▶ _GIVEN DATA_

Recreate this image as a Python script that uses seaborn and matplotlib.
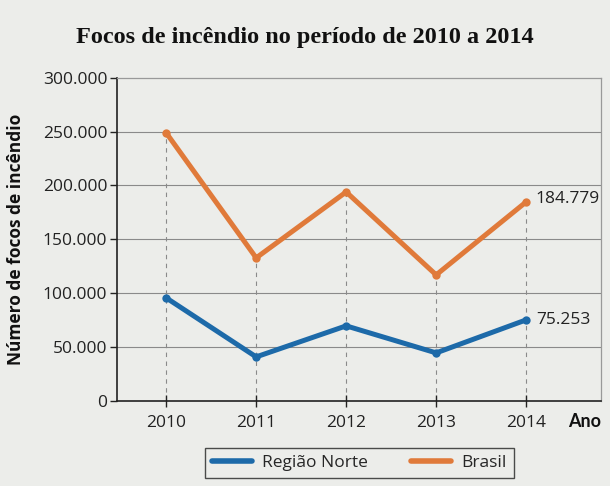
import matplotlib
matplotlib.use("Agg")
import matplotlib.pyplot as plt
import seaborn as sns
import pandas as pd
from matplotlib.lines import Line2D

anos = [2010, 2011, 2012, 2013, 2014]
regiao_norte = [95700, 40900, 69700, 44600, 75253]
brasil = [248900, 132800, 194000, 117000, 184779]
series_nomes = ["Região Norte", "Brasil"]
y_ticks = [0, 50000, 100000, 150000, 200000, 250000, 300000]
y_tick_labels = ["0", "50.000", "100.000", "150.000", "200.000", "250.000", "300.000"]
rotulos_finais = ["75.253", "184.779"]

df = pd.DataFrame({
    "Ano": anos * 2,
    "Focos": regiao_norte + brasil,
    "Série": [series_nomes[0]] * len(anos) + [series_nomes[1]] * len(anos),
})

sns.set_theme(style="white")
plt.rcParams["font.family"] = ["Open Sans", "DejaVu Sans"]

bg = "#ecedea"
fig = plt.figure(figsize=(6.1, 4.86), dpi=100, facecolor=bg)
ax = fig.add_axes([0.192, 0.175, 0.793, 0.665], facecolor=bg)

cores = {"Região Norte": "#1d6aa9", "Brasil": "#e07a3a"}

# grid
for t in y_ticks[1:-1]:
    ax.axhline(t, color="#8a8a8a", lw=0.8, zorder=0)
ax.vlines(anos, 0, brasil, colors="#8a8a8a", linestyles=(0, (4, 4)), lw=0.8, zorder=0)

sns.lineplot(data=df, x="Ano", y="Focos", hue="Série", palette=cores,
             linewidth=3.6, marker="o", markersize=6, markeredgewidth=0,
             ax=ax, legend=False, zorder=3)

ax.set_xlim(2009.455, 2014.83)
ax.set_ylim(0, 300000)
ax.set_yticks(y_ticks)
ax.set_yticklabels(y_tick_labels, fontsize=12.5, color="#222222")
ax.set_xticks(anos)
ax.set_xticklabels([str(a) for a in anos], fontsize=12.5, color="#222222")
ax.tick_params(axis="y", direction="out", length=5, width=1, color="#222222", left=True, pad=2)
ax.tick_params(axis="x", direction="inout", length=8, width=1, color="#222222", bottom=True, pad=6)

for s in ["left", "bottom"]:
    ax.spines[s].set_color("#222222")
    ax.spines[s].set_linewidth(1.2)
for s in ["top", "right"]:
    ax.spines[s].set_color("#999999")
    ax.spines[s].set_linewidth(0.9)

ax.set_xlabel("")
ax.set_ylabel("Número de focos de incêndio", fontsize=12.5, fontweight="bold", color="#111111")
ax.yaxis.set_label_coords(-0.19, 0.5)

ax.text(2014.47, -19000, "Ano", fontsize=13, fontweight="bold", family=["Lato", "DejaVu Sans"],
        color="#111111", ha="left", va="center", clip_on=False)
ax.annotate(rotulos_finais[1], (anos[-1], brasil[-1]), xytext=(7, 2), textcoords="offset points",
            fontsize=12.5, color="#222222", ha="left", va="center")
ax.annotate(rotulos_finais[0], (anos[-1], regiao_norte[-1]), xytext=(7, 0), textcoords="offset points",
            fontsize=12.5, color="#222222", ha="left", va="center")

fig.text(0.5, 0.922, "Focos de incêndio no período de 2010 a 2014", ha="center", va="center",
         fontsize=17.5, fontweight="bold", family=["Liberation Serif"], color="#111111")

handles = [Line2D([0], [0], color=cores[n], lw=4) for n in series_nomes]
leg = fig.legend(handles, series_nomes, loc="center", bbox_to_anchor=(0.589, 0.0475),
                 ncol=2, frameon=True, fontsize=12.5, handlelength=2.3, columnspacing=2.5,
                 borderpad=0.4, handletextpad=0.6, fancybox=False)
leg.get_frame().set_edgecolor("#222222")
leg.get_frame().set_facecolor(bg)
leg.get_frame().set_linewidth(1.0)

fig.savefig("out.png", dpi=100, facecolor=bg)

---

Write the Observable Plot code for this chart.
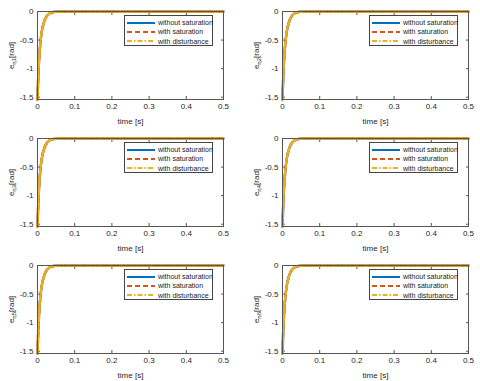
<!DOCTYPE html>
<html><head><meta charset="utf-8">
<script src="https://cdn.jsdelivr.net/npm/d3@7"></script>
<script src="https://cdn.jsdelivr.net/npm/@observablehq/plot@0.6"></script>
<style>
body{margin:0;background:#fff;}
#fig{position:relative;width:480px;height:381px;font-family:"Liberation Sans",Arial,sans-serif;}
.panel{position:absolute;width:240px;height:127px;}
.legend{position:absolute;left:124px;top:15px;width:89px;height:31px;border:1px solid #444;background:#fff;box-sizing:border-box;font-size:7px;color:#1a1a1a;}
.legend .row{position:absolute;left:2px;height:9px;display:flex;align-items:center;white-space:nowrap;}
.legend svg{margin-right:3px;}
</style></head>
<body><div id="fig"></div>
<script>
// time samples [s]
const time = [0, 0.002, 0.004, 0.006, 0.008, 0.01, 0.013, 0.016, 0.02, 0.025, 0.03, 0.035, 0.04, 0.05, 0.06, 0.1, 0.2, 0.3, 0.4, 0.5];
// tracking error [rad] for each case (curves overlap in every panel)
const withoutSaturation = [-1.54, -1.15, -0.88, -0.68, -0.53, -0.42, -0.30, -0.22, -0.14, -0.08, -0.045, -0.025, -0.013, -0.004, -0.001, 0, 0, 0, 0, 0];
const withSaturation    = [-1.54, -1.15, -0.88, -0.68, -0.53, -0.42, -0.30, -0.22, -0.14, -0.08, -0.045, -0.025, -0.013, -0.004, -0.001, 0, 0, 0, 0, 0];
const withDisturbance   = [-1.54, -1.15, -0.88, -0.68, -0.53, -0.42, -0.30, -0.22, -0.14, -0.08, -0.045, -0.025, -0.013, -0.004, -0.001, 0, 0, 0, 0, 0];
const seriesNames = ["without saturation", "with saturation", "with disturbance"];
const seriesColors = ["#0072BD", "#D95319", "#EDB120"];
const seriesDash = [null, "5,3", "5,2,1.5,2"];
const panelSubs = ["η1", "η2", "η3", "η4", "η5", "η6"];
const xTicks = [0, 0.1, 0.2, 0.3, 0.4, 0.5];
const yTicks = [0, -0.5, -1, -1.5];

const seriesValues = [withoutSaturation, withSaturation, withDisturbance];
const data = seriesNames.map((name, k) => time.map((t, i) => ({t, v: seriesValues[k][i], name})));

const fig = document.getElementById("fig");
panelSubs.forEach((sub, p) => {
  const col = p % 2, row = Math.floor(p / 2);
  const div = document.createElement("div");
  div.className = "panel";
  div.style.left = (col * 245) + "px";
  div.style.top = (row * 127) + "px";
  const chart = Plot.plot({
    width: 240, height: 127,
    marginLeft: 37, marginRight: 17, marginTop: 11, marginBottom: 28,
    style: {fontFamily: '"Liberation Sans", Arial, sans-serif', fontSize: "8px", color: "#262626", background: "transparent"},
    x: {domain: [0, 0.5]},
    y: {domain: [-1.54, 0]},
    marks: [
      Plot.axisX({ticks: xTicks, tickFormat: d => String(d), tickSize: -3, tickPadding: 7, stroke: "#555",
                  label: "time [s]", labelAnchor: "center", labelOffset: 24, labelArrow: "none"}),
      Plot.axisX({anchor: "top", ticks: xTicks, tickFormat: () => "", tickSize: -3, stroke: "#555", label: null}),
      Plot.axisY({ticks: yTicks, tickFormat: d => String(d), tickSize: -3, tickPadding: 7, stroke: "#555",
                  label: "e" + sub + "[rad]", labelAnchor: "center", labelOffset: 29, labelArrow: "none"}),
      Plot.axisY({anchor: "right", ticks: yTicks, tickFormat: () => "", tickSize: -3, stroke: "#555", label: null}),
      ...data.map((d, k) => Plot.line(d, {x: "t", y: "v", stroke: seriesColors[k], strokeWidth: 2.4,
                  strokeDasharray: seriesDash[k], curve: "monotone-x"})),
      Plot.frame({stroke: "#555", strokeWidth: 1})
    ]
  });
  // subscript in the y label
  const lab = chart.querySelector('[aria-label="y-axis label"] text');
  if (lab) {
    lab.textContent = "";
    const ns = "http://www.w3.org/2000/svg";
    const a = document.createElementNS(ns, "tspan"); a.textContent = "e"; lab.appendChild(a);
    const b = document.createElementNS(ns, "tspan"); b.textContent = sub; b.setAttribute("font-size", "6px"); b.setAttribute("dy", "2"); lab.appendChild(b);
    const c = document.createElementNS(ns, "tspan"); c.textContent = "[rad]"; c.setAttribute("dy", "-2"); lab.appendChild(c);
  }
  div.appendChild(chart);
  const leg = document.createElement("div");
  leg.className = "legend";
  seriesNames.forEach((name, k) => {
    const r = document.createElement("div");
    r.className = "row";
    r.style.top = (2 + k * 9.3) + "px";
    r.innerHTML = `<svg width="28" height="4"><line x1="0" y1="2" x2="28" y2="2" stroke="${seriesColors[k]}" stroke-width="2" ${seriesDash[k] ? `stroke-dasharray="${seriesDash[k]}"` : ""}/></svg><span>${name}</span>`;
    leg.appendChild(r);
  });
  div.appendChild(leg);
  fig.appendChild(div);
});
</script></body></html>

▶ _JOB_
Could you quote, word for word, only the lines from the one containing "Recreate this image" through the one containing "ax.spines[s].set_linewidth(0.9)", both included, and leave out any pictures?

▶ _WORKED ANSWER_
Recreate this image as a Python script that uses seaborn and matplotlib.
import matplotlib
matplotlib.use("Agg")
import matplotlib.pyplot as plt
import seaborn as sns
import pandas as pd
from matplotlib.lines import Line2D

anos = [2010, 2011, 2012, 2013, 2014]
regiao_norte = [95700, 40900, 69700, 44600, 75253]
brasil = [248900, 132800, 194000, 117000, 184779]
series_nomes = ["Região Norte", "Brasil"]
y_ticks = [0, 50000, 100000, 150000, 200000, 250000, 300000]
y_tick_labels = ["0", "50.000", "100.000", "150.000", "200.000", "250.000", "300.000"]
rotulos_finais = ["75.253", "184.779"]

df = pd.DataFrame({
    "Ano": anos * 2,
    "Focos": regiao_norte + brasil,
    "Série": [series_nomes[0]] * len(anos) + [series_nomes[1]] * len(anos),
})

sns.set_theme(style="white")
plt.rcParams["font.family"] = ["Open Sans", "DejaVu Sans"]

bg = "#ecedea"
fig = plt.figure(figsize=(6.1, 4.86), dpi=100, facecolor=bg)
ax = fig.add_axes([0.192, 0.175, 0.793, 0.665], facecolor=bg)

cores = {"Região Norte": "#1d6aa9", "Brasil": "#e07a3a"}

# grid
for t in y_ticks[1:-1]:
    ax.axhline(t, color="#8a8a8a", lw=0.8, zorder=0)
ax.vlines(anos, 0, brasil, colors="#8a8a8a", linestyles=(0, (4, 4)), lw=0.8, zorder=0)

sns.lineplot(data=df, x="Ano", y="Focos", hue="Série", palette=cores,
             linewidth=3.6, marker="o", markersize=6, markeredgewidth=0,
             ax=ax, legend=False, zorder=3)

ax.set_xlim(2009.455, 2014.83)
ax.set_ylim(0, 300000)
ax.set_yticks(y_ticks)
ax.set_yticklabels(y_tick_labels, fontsize=12.5, color="#222222")
ax.set_xticks(anos)
ax.set_xticklabels([str(a) for a in anos], fontsize=12.5, color="#222222")
ax.tick_params(axis="y", direction="out", length=5, width=1, color="#222222", left=True, pad=2)
ax.tick_params(axis="x", direction="inout", length=8, width=1, color="#222222", bottom=True, pad=6)

for s in ["left", "bottom"]:
    ax.spines[s].set_color("#222222")
    ax.spines[s].set_linewidth(1.2)
for s in ["top", "right"]:
    ax.spines[s].set_color("#999999")
    ax.spines[s].set_linewidth(0.9)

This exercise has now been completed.